▶ _WHAT IS EXPECTED_:
From the first line of the listing below to the line with "plt.rcParams['font.family'] = ['Liberation", print each line exactly, and nothing more. Leave out the pictures.

▶ _DATA SECTION_:
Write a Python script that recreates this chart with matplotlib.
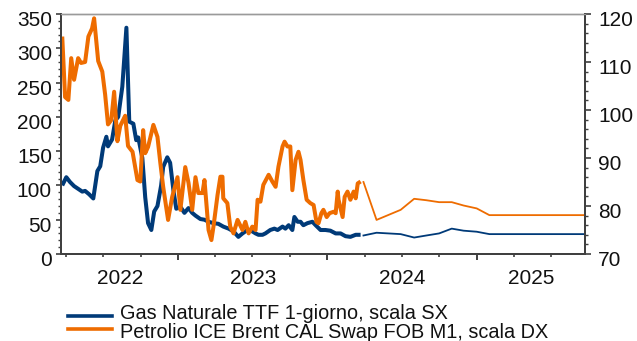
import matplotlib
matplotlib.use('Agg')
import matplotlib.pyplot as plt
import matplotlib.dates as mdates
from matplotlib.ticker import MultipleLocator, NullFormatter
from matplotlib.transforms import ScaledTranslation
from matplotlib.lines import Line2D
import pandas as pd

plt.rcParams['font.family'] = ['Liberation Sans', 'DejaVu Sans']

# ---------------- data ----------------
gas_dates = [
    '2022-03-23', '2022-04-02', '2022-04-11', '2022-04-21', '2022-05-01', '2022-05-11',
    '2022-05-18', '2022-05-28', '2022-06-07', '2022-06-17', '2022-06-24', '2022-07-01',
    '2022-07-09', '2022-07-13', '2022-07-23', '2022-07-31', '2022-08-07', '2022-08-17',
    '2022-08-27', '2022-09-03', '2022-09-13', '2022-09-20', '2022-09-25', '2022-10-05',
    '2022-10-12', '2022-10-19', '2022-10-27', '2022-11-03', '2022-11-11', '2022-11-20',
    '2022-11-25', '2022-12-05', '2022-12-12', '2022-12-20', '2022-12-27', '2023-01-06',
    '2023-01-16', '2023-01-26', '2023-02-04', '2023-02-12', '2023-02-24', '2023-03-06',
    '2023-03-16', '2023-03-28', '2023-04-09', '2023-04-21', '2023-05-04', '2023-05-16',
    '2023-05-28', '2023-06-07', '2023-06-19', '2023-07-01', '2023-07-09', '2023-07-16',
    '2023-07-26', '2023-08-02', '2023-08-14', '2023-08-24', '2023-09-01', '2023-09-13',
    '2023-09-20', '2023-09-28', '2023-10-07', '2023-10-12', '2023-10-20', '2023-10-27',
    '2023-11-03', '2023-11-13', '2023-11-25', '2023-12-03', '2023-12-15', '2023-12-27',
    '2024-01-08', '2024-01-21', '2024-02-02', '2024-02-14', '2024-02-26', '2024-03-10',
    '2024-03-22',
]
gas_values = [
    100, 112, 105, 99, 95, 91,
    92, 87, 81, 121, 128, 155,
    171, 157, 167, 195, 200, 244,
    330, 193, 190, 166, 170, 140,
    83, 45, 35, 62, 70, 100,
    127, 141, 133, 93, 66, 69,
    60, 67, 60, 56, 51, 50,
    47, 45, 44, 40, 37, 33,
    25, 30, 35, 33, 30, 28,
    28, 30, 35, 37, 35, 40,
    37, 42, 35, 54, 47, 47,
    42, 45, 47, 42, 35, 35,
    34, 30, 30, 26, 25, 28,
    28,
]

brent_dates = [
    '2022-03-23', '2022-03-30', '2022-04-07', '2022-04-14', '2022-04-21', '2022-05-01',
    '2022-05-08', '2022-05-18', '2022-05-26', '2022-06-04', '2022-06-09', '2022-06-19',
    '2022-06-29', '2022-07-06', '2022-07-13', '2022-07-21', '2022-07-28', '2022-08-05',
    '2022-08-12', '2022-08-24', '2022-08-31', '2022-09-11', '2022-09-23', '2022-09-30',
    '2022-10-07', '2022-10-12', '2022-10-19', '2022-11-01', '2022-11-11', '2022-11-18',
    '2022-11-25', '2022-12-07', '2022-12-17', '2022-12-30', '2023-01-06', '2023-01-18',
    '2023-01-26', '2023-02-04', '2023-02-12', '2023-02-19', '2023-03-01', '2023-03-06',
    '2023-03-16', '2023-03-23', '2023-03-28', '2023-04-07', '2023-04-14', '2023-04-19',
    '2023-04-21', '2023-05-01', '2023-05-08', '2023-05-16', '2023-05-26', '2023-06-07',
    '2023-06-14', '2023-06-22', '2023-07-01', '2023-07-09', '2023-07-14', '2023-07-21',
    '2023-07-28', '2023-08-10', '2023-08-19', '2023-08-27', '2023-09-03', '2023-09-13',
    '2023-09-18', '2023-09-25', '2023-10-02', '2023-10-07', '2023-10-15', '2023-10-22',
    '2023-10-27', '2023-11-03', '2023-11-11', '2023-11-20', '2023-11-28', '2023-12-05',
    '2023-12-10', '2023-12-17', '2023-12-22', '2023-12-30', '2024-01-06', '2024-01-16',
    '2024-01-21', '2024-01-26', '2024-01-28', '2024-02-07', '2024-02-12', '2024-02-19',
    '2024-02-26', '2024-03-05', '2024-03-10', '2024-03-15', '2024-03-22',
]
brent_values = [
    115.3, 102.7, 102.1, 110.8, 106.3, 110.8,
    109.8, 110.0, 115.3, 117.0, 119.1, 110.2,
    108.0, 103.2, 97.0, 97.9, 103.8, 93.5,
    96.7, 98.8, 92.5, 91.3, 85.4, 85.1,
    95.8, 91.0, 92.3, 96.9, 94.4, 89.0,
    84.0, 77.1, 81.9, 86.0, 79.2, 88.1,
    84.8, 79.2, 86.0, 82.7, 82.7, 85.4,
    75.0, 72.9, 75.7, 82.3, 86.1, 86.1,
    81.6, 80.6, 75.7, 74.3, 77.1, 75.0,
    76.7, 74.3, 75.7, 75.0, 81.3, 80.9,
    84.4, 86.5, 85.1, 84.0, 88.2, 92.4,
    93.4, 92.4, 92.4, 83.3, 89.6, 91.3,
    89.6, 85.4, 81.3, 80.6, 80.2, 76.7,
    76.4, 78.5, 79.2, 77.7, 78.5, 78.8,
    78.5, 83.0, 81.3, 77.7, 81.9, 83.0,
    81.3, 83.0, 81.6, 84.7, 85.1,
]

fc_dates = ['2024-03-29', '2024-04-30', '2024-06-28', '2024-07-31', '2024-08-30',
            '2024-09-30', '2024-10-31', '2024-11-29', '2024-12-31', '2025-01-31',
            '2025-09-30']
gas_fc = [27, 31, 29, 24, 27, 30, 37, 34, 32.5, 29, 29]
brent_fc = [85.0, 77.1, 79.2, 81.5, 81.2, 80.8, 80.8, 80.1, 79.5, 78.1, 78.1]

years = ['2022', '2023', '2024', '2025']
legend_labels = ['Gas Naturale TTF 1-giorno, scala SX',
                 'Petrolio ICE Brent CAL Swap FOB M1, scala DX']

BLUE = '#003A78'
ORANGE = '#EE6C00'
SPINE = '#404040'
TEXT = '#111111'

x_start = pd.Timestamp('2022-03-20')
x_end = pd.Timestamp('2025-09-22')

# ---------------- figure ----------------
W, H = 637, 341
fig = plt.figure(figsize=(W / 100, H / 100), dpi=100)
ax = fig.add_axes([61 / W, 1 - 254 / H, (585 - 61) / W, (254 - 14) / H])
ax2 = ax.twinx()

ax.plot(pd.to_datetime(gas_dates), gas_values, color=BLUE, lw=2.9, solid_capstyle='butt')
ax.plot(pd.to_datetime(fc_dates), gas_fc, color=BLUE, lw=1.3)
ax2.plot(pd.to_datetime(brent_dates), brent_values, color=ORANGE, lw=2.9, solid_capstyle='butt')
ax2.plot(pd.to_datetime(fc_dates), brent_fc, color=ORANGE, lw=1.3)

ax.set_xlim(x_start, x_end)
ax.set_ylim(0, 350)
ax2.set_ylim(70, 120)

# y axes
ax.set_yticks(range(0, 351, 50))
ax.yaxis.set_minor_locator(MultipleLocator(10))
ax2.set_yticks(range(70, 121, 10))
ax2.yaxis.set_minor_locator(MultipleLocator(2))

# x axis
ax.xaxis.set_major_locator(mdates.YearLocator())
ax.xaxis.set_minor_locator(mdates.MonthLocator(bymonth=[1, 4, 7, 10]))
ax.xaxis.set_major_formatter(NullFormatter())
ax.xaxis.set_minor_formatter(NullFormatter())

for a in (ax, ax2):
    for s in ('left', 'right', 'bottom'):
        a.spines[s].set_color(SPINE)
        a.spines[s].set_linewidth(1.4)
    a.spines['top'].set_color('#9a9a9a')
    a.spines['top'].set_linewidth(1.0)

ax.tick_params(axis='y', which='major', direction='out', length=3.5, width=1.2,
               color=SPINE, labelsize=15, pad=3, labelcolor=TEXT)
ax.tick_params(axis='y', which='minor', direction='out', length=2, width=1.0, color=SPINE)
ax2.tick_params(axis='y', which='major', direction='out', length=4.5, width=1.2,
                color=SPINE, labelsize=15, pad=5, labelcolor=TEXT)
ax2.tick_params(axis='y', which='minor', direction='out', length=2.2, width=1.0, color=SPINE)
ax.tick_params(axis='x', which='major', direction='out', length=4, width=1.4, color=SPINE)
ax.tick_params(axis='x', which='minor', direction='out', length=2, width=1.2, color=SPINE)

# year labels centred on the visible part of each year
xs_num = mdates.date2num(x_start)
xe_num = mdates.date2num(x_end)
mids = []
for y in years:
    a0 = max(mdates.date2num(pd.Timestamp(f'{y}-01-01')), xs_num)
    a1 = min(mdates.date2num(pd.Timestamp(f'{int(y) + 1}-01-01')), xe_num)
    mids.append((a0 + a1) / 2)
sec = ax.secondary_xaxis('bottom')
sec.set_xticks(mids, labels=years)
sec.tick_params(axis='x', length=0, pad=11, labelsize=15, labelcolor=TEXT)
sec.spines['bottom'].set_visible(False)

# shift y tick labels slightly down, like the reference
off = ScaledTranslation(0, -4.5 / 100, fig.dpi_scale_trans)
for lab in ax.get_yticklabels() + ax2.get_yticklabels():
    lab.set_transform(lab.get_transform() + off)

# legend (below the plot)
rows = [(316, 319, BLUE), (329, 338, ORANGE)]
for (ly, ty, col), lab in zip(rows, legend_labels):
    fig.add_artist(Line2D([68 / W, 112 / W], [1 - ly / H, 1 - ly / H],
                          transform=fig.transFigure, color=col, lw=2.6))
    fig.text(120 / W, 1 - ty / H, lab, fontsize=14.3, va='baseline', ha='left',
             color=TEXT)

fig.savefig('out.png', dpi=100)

▶ _CORRECT OUTPUT_:
Write a Python script that recreates this chart with matplotlib.
import matplotlib
matplotlib.use('Agg')
import matplotlib.pyplot as plt
import matplotlib.dates as mdates
from matplotlib.ticker import MultipleLocator, NullFormatter
from matplotlib.transforms import ScaledTranslation
from matplotlib.lines import Line2D
import pandas as pd

plt.rcParams['font.family'] = ['Liberation Sans', 'DejaVu Sans']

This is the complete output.